Records for the task »
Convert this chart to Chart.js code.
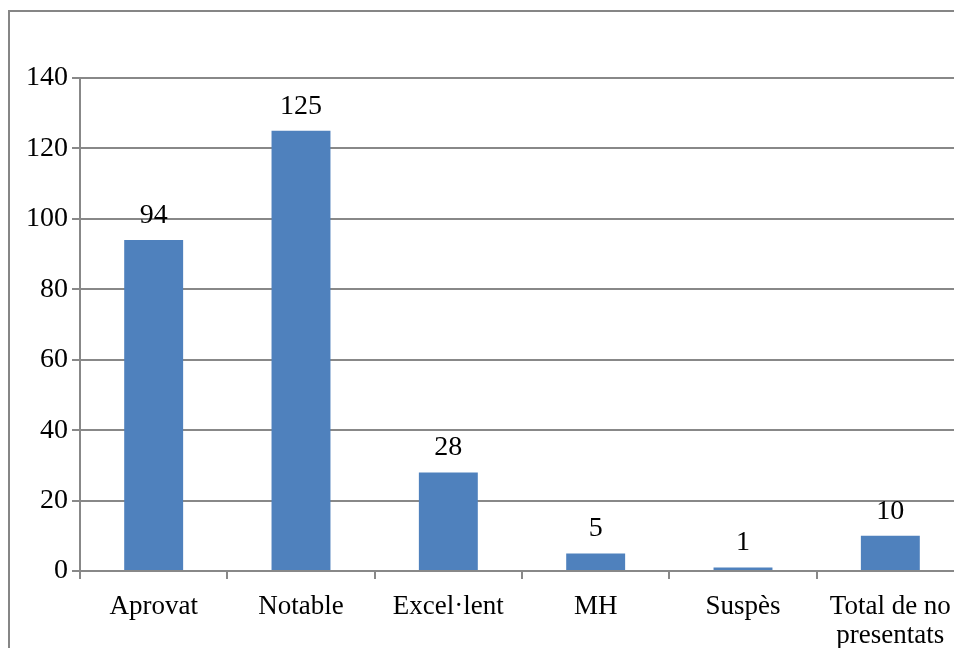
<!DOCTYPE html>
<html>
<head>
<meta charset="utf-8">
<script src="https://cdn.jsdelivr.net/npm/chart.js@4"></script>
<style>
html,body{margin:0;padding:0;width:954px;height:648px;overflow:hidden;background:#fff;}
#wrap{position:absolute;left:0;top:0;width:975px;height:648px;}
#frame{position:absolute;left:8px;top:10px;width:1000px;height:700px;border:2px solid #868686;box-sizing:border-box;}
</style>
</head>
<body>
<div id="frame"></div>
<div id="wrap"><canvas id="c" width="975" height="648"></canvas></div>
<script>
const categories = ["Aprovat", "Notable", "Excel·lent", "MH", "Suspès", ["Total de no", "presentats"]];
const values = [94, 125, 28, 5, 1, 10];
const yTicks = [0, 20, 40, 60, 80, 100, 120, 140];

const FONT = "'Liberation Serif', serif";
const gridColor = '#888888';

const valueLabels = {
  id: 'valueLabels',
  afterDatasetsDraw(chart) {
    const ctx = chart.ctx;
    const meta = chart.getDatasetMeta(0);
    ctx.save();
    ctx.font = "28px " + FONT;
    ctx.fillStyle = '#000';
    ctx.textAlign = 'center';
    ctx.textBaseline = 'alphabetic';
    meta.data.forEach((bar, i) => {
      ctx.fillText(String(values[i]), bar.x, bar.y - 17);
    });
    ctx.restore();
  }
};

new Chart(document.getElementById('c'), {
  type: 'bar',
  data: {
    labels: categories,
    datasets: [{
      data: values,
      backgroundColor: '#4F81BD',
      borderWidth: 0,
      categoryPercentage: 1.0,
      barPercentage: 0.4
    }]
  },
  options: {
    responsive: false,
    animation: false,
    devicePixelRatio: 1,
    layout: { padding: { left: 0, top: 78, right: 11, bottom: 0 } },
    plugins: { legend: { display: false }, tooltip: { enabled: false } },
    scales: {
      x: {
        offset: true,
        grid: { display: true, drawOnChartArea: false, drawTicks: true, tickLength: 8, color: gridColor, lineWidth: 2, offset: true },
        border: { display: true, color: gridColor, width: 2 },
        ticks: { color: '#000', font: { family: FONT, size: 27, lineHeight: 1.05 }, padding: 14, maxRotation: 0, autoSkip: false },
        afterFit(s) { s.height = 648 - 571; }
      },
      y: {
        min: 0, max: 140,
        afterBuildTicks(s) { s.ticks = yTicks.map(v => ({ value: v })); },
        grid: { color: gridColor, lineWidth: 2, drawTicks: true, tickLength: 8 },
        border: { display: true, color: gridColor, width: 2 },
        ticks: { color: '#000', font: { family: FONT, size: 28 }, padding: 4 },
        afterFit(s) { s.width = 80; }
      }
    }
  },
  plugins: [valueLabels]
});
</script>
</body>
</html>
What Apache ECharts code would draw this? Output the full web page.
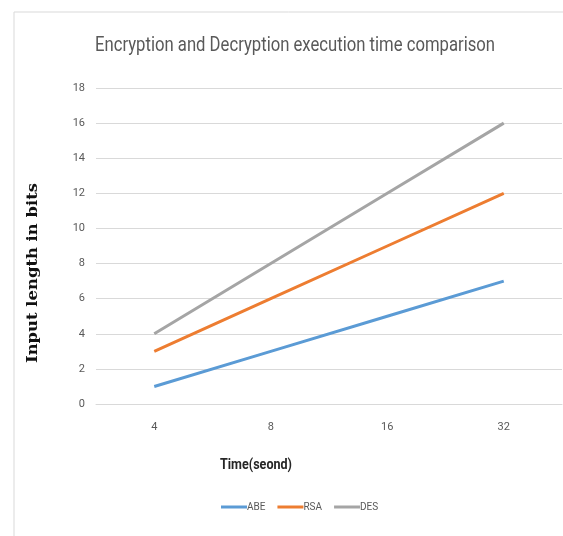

Your instructions »
Omit every picture while copying the listing above exactly.

Task output »
Convert this chart to Chart.js code.
<!DOCTYPE html>
<html>
<head>
<meta charset="utf-8">
<script src="https://cdn.jsdelivr.net/npm/chart.js@4"></script>
<style>
html,body{margin:0;padding:0;width:954px;height:648px;overflow:hidden;background:#fff;}
#wrap{position:absolute;left:0;top:0;width:975px;height:648px;}
#frame{position:absolute;left:8px;top:10px;width:1000px;height:700px;border:2px solid #868686;box-sizing:border-box;}
</style>
</head>
<body>
<div id="frame"></div>
<div id="wrap"><canvas id="c" width="975" height="648"></canvas></div>
<script>
const categories = ["Aprovat", "Notable", "Excel·lent", "MH", "Suspès", ["Total de no", "presentats"]];
const values = [94, 125, 28, 5, 1, 10];
const yTicks = [0, 20, 40, 60, 80, 100, 120, 140];

const FONT = "'Liberation Serif', serif";
const gridColor = '#888888';

const valueLabels = {
  id: 'valueLabels',
  afterDatasetsDraw(chart) {
    const ctx = chart.ctx;
    const meta = chart.getDatasetMeta(0);
    ctx.save();
    ctx.font = "28px " + FONT;
    ctx.fillStyle = '#000';
    ctx.textAlign = 'center';
    ctx.textBaseline = 'alphabetic';
    meta.data.forEach((bar, i) => {
      ctx.fillText(String(values[i]), bar.x, bar.y - 17);
    });
    ctx.restore();
  }
};

new Chart(document.getElementById('c'), {
  type: 'bar',
  data: {
    labels: categories,
    datasets: [{
      data: values,
      backgroundColor: '#4F81BD',
      borderWidth: 0,
      categoryPercentage: 1.0,
      barPercentage: 0.4
    }]
  },
  options: {
    responsive: false,
    animation: false,
    devicePixelRatio: 1,
    layout: { padding: { left: 0, top: 78, right: 11, bottom: 0 } },
    plugins: { legend: { display: false }, tooltip: { enabled: false } },
    scales: {
      x: {
        offset: true,
        grid: { display: true, drawOnChartArea: false, drawTicks: true, tickLength: 8, color: gridColor, lineWidth: 2, offset: true },
        border: { display: true, color: gridColor, width: 2 },
        ticks: { color: '#000', font: { family: FONT, size: 27, lineHeight: 1.05 }, padding: 14, maxRotation: 0, autoSkip: false },
        afterFit(s) { s.height = 648 - 571; }
      },
      y: {
        min: 0, max: 140,
        afterBuildTicks(s) { s.ticks = yTicks.map(v => ({ value: v })); },
        grid: { color: gridColor, lineWidth: 2, drawTicks: true, tickLength: 8 },
        border: { display: true, color: gridColor, width: 2 },
        ticks: { color: '#000', font: { family: FONT, size: 28 }, padding: 4 },
        afterFit(s) { s.width = 80; }
      }
    }
  },
  plugins: [valueLabels]
});
</script>
</body>
</html>
What Apache ECharts code would draw this? Output the full web page.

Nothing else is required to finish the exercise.